Last July, a year and a half after the child’s death, Wettle charged Carole Ann DeLeon, Tyler’s adoptive mother, with second-degree murder. In September Wettle lost his re-election bid to new Prosecutor Tim Rasmussen, who has shown some of the prosecutorial energy that was missing for 18 months. That’s encouraging.

But if the justice system was slow to start pursuing answers about how the tragedy happened and whether there is criminal accountability, an even larger concern was the state social service structure’s failure to respond on the child’s account when it might have helped.

Fortunately, that shortcoming is being addressed too, starting with a heightened urgency about reacting to complaints involving suspected child abuse.

On the day Tyler died nine days had elapsed since officials at his school notified Child Protective Services about their fears.
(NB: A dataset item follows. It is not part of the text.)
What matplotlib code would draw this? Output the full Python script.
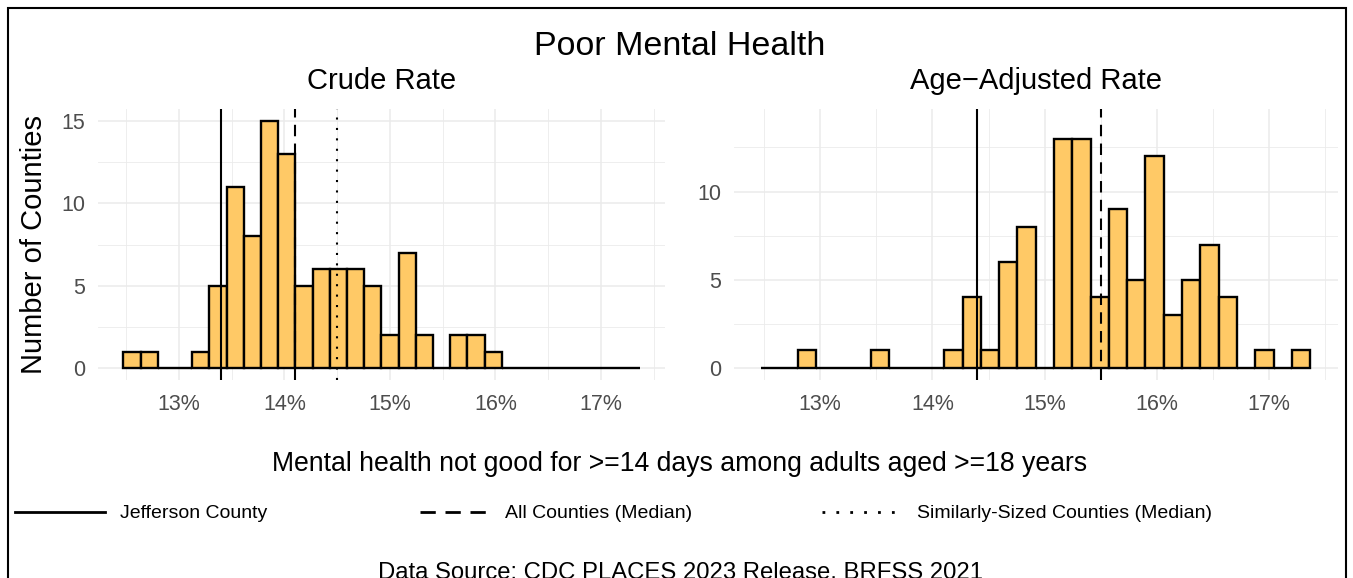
import numpy as np
import matplotlib
matplotlib.use("Agg")
import matplotlib.pyplot as plt
from matplotlib.lines import Line2D
from matplotlib.patches import Rectangle
from matplotlib.ticker import FuncFormatter, MultipleLocator

plt.rcParams["font.family"] = ["Liberation Sans", "DejaVu Sans"]

# histogram bins shared by both panels (30 bins)
bin_start = 12.475
bin_width = 0.163
crude_counts = [1, 1, 0, 0, 1, 5, 11, 8, 15, 13, 5, 6, 6, 6, 5,
                2, 7, 2, 0, 2, 2, 1, 0, 0, 0, 0, 0, 0, 0, 0]
adjusted_counts = [0, 0, 1, 0, 0, 0, 1, 0, 0, 0, 1, 4, 1, 6, 8,
                   0, 13, 13, 4, 9, 5, 12, 3, 5, 7, 4, 0, 1, 0, 1]

# reference lines (percent)
crude_refs = {"jefferson": 13.4, "all": 14.1, "similar": 14.5}
adjusted_refs = {"jefferson": 14.4, "all": 15.5, "similar": None}

panel_titles = ["Crude Rate", "Age\u2212Adjusted Rate"]
legend_labels = ["Jefferson County", "All Counties (Median)",
                 "Similarly-Sized Counties (Median)"]

W, H = 1353, 578
FILL = "#FFC966"
TICK_GREY = "#4D4D4D"
GRID = "#EBEBEB"

n_bins = len(crude_counts)
lefts = bin_start + bin_width * np.arange(n_bins)
x_lo = bin_start - 0.05 * n_bins * bin_width
x_hi = bin_start + 1.05 * n_bins * bin_width

fig = plt.figure(figsize=(W / 100, H / 100), dpi=100)


def px(x0, y0, x1, y1):
    return [x0 / W, 1 - y1 / H, (x1 - x0) / W, (y1 - y0) / H]


line_styles = {
    "jefferson": dict(linestyle="-"),
    "all": dict(linestyle=(0, (5.5, 3.5))),
    "similar": dict(linestyle=(0, (1, 4))),
}

panels = [
    (px(97.5, 108.6, 665.4, 380.4), crude_counts, crude_refs, panel_titles[0], [0, 5, 10, 15]),
    (px(733.8, 108.6, 1337.6, 380.4), adjusted_counts, adjusted_refs, panel_titles[1], [0, 5, 10]),
]

for rect, counts, refs, title, yticks in panels:
    ax = fig.add_axes(rect)
    ax.bar(lefts, counts, width=bin_width, align="edge", color=FILL,
           edgecolor="black", linewidth=1.7, zorder=2)
    for key, val in refs.items():
        if val is None:
            continue
        ax.axvline(val, color="black", linewidth=1.5, zorder=3,
                   dash_capstyle="butt", **line_styles[key])

    ymax = max(max(counts), 14) if yticks[-1] == 10 else max(counts)
    ax.set_xlim(x_lo, x_hi)
    ax.set_ylim(-0.05 * ymax, 1.05 * ymax)
    ax.xaxis.set_major_locator(MultipleLocator(1))
    ax.xaxis.set_minor_locator(MultipleLocator(0.5))
    ax.xaxis.set_major_formatter(FuncFormatter(lambda v, p: f"{v:.0f}%"))
    ax.set_yticks(yticks)
    ax.yaxis.set_minor_locator(MultipleLocator(2.5))
    ax.grid(which="major", color=GRID, linewidth=1.1, zorder=0)
    ax.grid(which="minor", color=GRID, linewidth=0.6, zorder=0)
    ax.set_axisbelow(True)
    for s in ax.spines.values():
        s.set_visible(False)
    ax.tick_params(which="both", length=0, labelsize=15.5, labelcolor=TICK_GREY)
    ax.tick_params(axis="x", pad=10)
    ax.tick_params(axis="y", pad=9)
    ax.set_title(title, fontsize=21, pad=14)

fig.axes[0].set_ylabel("Number of Counties", fontsize=21, labelpad=9)

fig.text(680 / W, 1 - 55 / H, "Poor Mental Health", fontsize=24.5,
         ha="center", va="baseline")
fig.text(680 / W, 1 - 471 / H,
         "Mental health not good for >=14 days among adults aged >=18 years",
         fontsize=19.2, ha="center", va="baseline")

# legend row
leg_items = [(15, 105, 120, "jefferson"), (420, 495, 505, "all"),
             (822, 900, 917, "similar")]
for (x0, x1, xt, key), label in zip(leg_items, legend_labels):
    fig.add_artist(Line2D([x0 / W, x1 / W], [1 - 512 / H, 1 - 512 / H],
                          transform=fig.transFigure, color="black",
                          linewidth=2.0, dash_capstyle="butt",
                          **line_styles[key]))
    fig.text(xt / W, 1 - 513 / H, label, fontsize=14, ha="left", va="center")

fig.text(680 / W, 1 - 579 / H, "Data Source: CDC PLACES 2023 Release, BRFSS 2021",
         fontsize=17.2, ha="center", va="baseline")

fig.add_artist(Rectangle((8 / W, -0.1), (1346 - 8) / W, 1.1 - 8 / H,
                         transform=fig.transFigure, fill=False,
                         edgecolor="black", linewidth=1.5))

fig.savefig("out.png", dpi=100)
Agency policies in force at the time allowed caseworkers up to 10 days to follow up on the complaint. They still had one more day.

Tyler DeLeon wasn’t the only child in Washington to pay the price of an inadequate safety net, and when Washington Gov. Chris Gregoire appointed a new secretary of Social and Health Services, Robin Arnold-Williams, both of them agreed that a 10-day response policy was unacceptable, even if the agency was shorthanded. They tightened standards (now 24 hours in potentially life-threatening cases like Tyler’s) and began reassigning personnel from less critical assignments. They made caseload reduction a budgetary priority.

Gregoire now says that staffing levels can no longer be used as an excuse if a case like Tyler DeLeon’s occurs. The governor says the next step is to assure that those caseworkers, some of whom were moved into the role abruptly, are adequately and properly trained so their response can be followed up with a suitable evaluation and, if necessary, intervention. Lawmakers and other state officials should consider that task a must.

Two years after Tyler DeLeon’s last birthday, there is reason to hope that the state is putting itself in a better position to prevent similar tragedies involving other children.